What is being asked = Pick every line from the data that holds the word "this".

Listed entries =

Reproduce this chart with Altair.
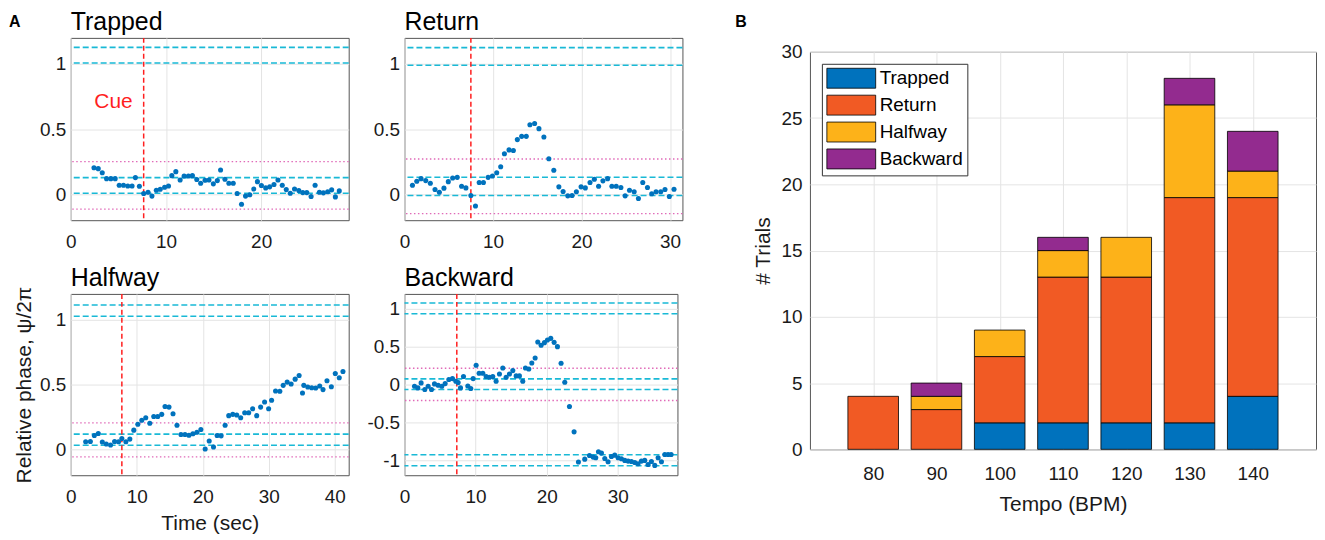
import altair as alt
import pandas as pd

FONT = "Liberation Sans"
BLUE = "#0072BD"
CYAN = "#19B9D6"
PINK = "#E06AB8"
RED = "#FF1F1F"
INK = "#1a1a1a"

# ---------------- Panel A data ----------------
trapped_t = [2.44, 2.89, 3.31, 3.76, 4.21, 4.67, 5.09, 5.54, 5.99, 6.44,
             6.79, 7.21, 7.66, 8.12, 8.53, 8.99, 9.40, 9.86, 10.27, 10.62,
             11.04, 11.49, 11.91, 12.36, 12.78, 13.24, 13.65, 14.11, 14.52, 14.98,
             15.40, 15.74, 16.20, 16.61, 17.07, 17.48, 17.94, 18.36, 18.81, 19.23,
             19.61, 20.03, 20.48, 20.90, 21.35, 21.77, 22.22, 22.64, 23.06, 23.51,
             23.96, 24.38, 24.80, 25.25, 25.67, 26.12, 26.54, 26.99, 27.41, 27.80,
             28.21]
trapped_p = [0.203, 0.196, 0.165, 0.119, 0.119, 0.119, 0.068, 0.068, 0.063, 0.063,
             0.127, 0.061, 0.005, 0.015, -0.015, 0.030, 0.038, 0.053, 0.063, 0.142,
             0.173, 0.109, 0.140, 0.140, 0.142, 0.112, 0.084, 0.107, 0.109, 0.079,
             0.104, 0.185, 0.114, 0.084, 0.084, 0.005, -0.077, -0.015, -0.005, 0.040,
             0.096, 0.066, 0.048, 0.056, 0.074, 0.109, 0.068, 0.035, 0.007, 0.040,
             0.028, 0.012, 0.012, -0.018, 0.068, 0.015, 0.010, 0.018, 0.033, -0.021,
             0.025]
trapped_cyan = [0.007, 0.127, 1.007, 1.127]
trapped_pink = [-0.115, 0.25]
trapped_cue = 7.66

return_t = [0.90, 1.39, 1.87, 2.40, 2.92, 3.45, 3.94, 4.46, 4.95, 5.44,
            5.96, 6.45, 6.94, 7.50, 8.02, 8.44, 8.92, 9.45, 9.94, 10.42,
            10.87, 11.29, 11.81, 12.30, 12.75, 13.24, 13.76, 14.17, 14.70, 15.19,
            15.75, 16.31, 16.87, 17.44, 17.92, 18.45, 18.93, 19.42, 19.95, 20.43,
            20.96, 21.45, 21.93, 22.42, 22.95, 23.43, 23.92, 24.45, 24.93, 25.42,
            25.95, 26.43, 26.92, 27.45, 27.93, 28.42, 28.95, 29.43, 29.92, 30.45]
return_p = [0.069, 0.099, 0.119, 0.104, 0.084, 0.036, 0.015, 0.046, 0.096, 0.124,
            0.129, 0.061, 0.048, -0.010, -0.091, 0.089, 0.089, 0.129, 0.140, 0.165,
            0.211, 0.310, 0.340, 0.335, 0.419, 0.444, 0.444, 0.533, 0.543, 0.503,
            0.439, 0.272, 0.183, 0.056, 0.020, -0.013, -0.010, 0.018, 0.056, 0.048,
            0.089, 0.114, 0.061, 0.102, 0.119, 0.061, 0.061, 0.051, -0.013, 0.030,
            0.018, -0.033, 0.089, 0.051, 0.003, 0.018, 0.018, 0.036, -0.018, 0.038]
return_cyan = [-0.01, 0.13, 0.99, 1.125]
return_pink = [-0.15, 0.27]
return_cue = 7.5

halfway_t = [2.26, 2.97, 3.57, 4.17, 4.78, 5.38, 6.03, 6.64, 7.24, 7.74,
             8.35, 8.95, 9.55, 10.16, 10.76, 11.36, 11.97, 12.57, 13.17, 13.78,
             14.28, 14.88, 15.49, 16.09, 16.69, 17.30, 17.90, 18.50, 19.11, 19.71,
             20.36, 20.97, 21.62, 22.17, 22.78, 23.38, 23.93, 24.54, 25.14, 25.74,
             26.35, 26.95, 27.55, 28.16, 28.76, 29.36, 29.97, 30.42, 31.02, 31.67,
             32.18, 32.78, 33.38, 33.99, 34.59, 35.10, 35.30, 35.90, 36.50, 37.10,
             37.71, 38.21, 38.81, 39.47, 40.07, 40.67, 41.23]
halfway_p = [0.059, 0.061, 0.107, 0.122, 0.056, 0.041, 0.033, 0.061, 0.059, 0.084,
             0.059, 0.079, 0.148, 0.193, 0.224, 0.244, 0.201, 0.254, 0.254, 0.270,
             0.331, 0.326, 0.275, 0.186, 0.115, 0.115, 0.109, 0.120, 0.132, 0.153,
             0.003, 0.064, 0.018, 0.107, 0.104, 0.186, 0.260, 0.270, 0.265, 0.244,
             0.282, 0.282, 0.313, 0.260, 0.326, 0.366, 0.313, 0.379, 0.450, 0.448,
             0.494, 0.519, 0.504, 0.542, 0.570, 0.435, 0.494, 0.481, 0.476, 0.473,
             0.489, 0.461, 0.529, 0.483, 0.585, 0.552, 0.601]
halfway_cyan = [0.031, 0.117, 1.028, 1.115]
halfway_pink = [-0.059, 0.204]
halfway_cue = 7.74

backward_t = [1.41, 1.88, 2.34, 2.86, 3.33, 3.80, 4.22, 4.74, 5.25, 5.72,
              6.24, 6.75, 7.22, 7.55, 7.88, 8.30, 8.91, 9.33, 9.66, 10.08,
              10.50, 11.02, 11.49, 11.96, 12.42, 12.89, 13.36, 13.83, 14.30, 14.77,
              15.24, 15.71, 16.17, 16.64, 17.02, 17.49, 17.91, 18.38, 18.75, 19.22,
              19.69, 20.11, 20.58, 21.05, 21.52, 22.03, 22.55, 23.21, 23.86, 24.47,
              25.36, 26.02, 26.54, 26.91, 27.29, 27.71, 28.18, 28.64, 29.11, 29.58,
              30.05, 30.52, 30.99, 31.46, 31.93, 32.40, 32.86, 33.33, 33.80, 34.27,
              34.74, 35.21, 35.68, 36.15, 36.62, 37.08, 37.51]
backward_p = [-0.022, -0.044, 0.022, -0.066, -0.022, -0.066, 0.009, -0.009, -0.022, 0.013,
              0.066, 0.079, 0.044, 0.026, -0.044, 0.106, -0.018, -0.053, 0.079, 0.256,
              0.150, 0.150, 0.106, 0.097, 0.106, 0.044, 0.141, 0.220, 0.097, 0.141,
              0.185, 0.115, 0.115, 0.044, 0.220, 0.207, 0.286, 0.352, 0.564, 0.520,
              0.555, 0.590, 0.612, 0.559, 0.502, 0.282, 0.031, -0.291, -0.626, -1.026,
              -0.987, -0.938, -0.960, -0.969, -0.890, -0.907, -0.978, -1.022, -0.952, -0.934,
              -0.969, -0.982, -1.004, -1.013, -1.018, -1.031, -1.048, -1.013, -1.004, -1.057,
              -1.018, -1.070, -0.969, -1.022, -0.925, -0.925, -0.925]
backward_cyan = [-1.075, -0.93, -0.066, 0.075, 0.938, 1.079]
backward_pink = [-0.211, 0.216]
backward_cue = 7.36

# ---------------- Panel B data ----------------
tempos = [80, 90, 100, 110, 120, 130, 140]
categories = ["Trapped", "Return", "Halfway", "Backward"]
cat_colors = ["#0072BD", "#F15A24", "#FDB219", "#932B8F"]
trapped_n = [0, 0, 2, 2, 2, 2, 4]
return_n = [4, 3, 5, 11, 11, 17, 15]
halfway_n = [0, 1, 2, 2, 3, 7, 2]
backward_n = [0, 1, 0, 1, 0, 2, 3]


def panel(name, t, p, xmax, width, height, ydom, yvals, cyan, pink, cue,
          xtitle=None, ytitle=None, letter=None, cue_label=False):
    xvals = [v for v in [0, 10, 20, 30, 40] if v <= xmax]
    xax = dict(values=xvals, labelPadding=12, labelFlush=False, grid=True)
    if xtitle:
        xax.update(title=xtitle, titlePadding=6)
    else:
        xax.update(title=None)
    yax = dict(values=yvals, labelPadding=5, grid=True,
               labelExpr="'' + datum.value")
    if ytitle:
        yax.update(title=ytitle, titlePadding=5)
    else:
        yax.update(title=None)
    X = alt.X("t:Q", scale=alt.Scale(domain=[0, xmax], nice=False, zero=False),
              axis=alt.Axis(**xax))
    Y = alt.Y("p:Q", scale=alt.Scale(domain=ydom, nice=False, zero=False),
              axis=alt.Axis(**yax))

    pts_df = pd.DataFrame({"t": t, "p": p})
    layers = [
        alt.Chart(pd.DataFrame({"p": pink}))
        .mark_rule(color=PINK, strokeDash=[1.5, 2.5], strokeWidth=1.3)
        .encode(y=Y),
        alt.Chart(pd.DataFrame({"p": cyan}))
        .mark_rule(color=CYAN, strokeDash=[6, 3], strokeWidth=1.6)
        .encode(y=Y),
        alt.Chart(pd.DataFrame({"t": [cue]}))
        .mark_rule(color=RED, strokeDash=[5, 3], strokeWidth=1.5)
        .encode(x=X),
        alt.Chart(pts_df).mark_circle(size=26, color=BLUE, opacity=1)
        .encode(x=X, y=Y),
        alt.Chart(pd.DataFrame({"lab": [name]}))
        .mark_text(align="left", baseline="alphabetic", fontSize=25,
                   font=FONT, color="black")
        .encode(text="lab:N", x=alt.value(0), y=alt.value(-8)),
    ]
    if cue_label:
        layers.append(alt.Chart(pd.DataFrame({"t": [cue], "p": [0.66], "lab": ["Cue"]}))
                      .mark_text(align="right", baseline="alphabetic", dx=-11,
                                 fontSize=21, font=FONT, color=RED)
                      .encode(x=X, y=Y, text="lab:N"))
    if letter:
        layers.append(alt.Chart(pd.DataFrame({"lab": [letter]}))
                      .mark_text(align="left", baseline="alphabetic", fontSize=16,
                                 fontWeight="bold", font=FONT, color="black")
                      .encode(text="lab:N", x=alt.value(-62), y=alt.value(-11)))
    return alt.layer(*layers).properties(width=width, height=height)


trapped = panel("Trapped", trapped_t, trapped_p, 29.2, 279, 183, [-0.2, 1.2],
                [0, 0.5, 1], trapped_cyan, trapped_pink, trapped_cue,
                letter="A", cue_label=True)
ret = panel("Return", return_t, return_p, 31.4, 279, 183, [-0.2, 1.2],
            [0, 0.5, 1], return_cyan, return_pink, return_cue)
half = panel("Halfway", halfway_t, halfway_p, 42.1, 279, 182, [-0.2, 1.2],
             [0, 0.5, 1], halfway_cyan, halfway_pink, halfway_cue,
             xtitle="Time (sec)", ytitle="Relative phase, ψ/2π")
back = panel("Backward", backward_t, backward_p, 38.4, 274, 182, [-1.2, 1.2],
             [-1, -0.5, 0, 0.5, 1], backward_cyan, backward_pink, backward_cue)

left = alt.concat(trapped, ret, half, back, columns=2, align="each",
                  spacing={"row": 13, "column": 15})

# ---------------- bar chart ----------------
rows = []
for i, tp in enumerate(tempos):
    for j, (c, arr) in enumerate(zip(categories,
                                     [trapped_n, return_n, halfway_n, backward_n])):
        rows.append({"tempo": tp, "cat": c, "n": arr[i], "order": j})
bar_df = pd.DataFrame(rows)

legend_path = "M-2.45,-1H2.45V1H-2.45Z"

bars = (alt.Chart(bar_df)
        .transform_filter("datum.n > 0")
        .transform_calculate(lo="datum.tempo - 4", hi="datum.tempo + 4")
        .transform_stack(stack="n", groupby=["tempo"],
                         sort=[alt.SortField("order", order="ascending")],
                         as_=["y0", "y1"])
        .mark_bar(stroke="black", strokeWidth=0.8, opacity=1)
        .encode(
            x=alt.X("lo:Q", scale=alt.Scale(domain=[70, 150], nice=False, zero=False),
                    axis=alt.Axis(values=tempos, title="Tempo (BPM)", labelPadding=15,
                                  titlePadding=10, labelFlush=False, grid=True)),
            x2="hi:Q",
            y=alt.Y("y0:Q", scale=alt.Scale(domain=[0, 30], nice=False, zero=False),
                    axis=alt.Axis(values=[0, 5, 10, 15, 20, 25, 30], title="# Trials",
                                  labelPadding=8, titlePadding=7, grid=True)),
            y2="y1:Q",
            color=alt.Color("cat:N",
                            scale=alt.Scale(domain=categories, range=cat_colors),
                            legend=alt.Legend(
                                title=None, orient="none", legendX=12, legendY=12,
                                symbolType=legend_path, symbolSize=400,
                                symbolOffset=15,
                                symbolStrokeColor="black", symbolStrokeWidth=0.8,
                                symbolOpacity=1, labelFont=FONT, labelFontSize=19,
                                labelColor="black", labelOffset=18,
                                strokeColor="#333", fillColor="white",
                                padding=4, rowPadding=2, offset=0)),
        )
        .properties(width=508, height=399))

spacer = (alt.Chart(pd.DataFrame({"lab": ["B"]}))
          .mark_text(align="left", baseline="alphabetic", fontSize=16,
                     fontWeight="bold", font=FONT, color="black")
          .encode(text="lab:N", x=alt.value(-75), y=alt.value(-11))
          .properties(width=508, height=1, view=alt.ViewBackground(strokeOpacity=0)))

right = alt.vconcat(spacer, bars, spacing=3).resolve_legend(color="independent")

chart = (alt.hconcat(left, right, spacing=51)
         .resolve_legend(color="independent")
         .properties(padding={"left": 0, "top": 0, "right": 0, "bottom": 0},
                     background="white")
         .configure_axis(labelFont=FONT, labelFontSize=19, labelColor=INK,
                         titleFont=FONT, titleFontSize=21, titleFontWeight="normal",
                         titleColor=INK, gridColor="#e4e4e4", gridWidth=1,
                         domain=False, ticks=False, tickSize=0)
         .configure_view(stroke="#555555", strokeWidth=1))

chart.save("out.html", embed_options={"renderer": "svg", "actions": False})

==

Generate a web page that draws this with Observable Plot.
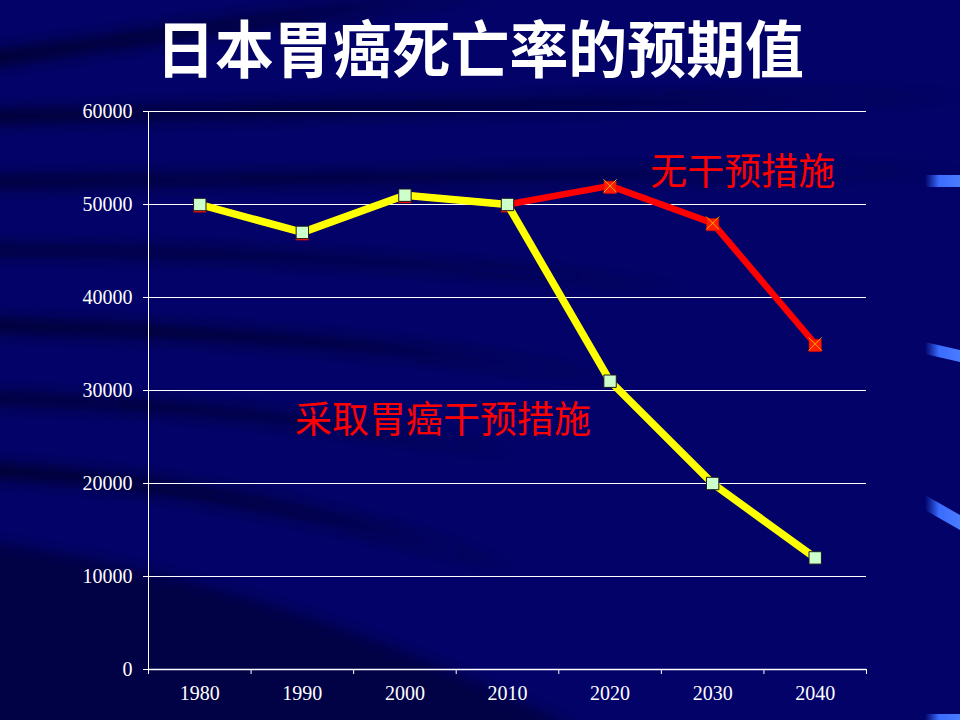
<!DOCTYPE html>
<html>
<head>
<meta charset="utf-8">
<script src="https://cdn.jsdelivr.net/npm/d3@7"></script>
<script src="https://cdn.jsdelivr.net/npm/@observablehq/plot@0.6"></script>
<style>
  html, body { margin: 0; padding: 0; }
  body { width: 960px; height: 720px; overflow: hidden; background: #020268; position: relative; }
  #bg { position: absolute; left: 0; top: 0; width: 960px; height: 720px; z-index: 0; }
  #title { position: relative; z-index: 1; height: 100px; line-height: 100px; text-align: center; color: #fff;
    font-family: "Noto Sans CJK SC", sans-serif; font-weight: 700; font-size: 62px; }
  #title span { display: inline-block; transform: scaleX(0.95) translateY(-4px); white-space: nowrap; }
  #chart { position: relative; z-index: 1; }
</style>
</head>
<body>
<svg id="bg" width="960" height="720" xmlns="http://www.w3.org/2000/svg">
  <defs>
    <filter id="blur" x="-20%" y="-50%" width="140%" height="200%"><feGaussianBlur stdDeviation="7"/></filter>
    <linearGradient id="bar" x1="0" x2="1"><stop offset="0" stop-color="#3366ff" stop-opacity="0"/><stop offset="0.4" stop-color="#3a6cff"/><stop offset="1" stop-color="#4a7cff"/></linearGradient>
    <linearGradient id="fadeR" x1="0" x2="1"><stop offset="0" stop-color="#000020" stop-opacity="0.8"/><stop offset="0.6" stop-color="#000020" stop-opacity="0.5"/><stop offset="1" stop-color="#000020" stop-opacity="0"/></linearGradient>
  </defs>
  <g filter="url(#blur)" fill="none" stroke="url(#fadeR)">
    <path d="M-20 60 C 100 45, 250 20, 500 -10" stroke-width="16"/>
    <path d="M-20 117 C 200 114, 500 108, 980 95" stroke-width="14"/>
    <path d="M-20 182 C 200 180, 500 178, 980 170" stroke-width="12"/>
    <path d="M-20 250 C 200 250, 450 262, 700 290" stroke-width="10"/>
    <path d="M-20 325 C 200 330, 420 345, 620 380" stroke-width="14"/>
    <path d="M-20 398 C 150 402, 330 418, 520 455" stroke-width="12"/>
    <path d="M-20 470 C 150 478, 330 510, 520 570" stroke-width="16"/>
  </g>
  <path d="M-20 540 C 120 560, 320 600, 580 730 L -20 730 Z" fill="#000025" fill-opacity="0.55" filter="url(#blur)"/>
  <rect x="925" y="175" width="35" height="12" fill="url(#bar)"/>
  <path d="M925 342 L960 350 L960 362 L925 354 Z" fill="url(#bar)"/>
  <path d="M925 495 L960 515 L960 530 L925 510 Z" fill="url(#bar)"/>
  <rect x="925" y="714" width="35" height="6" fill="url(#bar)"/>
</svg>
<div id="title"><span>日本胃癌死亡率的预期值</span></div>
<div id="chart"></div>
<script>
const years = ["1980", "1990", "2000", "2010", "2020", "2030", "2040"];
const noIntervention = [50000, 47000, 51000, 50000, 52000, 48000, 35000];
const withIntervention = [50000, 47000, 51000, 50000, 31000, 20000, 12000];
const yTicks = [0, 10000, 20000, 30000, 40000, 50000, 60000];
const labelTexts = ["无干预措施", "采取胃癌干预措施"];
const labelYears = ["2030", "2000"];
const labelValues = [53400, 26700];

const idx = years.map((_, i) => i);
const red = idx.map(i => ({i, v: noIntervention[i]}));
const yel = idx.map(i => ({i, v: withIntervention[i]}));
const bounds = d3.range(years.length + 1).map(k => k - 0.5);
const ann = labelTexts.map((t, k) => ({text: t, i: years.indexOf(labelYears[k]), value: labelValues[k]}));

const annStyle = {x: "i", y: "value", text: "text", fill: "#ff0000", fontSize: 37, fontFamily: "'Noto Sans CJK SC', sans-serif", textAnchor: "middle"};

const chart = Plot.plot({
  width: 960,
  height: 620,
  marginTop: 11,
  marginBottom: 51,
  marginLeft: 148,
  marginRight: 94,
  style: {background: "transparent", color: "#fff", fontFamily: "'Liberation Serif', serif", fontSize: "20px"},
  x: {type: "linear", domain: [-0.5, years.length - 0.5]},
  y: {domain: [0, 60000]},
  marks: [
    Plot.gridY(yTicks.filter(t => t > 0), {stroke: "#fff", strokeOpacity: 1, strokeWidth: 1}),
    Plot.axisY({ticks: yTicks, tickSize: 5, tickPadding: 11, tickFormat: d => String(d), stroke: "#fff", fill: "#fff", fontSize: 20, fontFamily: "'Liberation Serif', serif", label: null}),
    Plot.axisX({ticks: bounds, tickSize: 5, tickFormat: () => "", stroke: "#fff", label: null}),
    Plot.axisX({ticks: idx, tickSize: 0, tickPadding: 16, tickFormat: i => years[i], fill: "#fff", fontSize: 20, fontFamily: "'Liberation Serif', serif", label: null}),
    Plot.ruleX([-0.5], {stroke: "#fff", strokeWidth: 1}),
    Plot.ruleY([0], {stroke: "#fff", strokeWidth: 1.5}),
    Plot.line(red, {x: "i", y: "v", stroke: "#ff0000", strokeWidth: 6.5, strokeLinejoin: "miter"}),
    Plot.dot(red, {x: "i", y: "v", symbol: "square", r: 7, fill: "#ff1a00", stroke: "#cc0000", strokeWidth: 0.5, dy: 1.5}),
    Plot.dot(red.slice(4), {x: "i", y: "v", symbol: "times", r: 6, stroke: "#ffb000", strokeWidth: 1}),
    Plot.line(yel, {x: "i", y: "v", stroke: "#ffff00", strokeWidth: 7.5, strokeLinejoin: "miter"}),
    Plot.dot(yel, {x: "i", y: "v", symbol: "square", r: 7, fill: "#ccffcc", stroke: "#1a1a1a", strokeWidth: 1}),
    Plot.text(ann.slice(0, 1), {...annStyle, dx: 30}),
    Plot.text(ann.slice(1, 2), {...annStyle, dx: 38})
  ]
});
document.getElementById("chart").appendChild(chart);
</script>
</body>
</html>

* * *

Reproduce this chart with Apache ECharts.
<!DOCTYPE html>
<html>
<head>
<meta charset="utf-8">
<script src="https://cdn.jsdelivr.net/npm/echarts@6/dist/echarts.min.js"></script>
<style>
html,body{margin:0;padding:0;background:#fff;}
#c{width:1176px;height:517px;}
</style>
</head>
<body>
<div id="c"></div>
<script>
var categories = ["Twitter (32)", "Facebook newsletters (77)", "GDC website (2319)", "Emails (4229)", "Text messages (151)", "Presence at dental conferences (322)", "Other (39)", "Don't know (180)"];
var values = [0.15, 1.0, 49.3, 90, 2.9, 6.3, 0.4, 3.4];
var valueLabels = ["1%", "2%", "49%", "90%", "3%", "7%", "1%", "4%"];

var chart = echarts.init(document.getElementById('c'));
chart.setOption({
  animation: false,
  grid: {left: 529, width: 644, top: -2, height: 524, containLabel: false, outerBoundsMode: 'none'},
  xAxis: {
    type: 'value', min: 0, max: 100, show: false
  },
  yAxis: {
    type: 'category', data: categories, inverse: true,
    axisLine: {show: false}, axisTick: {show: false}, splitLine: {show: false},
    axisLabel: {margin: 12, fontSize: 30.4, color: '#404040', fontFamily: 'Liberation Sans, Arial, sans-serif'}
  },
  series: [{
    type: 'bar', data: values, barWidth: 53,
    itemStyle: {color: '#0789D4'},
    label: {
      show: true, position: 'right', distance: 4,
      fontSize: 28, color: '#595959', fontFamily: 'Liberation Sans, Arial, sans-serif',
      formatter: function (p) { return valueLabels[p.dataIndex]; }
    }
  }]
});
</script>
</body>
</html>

Reply =
Reproduce this chart with Altair.
Generate a web page that draws this with Observable Plot.
Reproduce this chart with Apache ECharts.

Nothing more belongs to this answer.